Reed College, Kaul Auditorium, 3203 SE Woodstock Blvd., 730-8809. 8 pm Saturday,
March 17. $10-$15
Fear No Music composer-in-residence Joe Waters bids farewell to Portland with
a mischievous score to filmmaker Matt Smith's tree-of-life fable, Bob.
by BILL SMITH
"I was totally misunderstood by the morons who listened to the Ballet Mecanique
in 1926," wrote "bad boy" composer George Antheil.
Mecanique was Antheil's groundbreaking collaboration with artist-filmmaker Ferdinand
Leger, and an early attempt to meld "serious music" with cinema. Scored
for anvils, airplane propellers and other industrial widgets, Mecanique was as
furious a modernist blast at its Paris unveiling as Stravinsky's Rite of Spring.
Though the world's seen some progress, much of the music world is still steeped
in provincialism. Witness composer Joe Waters' recent departure from Lewis &
Clark College. In keeping with the school's rightist leanings of late, Waters
had to leave his composition post where he'd worked with young composers exploring
electronic and acoustic sound. For Waters, the switch from L&C's Republicanism
to a post at San Diego State is good news. For Portland, it's another artistic
loss due to backwater academics. Fortunately, he leaves us with a film score in
the restless spirit of Antheil.
As his third composition as Fear No Music's composer-in-residence, Waters offers
his soundtrack to Matt Smith's highly touted short film Bob. Waters is an enthusiastic
fan and practitioner of film scoring. His frantic bit of sound and image synchronicity
for Joanna Priestley's Garden of Kali last year was a great success for FNM. He
stumbled on Bob when FNM friend Susan Smith showed him some of her sibling's "weird
little films." "I was looking for something to follow Kali with,"
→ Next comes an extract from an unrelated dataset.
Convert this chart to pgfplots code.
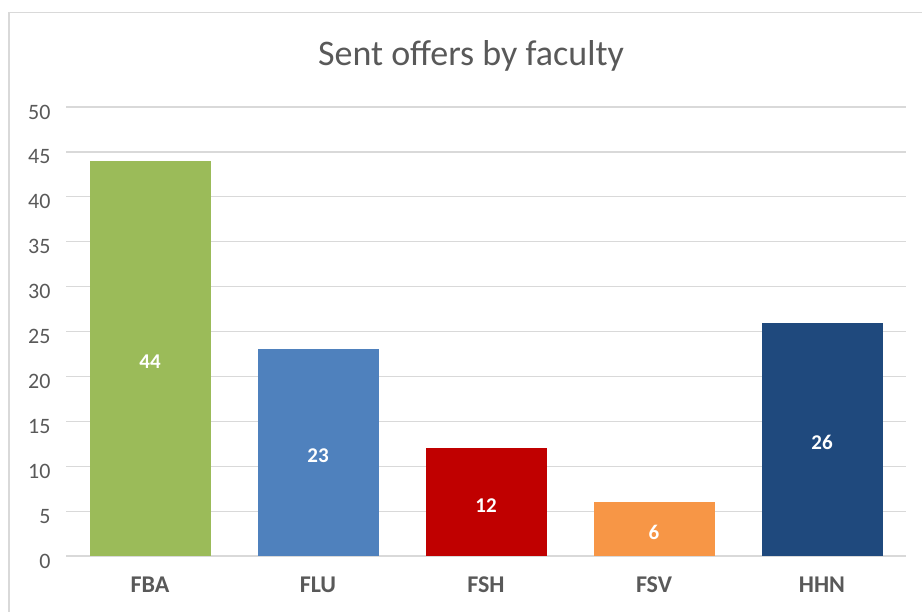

says Waters. "I saw Bob and thought, This is perfect."
Bob is a wry cinematic fable about growth and aging that may alter the way you
see fruit. Finished in 1998, the mordant short became an underground hit at European
festivals, eventually landing on French television. After snubs from every stateside
festival, Smith resubmitted Bob in '99 to capitalize on its Euro clout. Finally,
it clicked with Slamdance--the DIY Sundance--and was quickly nabbed by 30 other
festivals, even earning play on Dreamworks' website.
Waters' score for two pianos, percussion, violin and cello succeeds in melding
the tension and whimsy of Smith's fable.
To achieve that synthesis, Waters broke Bob down into a frame-by-frame analysis,
painstakingly matching notes to frames. Opening with a simple piano figure that
insinuates like an eerie lullaby, followed with piano clashes, pizzicato string
pops, jazzlike dissonance and tempo swings, the alternately somber and mischievous
score mirrors the images so compactly that it feels organic. "We call Joe
every name in the book every time we rehearse," says FNM cellist Phil Hansen.
"Bob is music that's incredibly hard yet incredibly invigorating. I'm going
to miss Joe for that."
In performance, Hansen, violinist Andrew Ehrlich, pianists Mika Sunago and Susan
Smith, and percussionist Joel Bluestone will get help staying with Waters' furious
pace by using a click track (fed through headphones), keeping tempo with Smith's
images as Waters conducts.
Bob closes the first half of FNM's concert, while, appropriately, the second half
concludes with Leger's Ballet Mecanique, with the Spokane chamber music ensemble
Zephyr playing Antheil's score live. It's a fitting farewell to Portland's own
misunderstood "bad boy" composer, Joe Waters.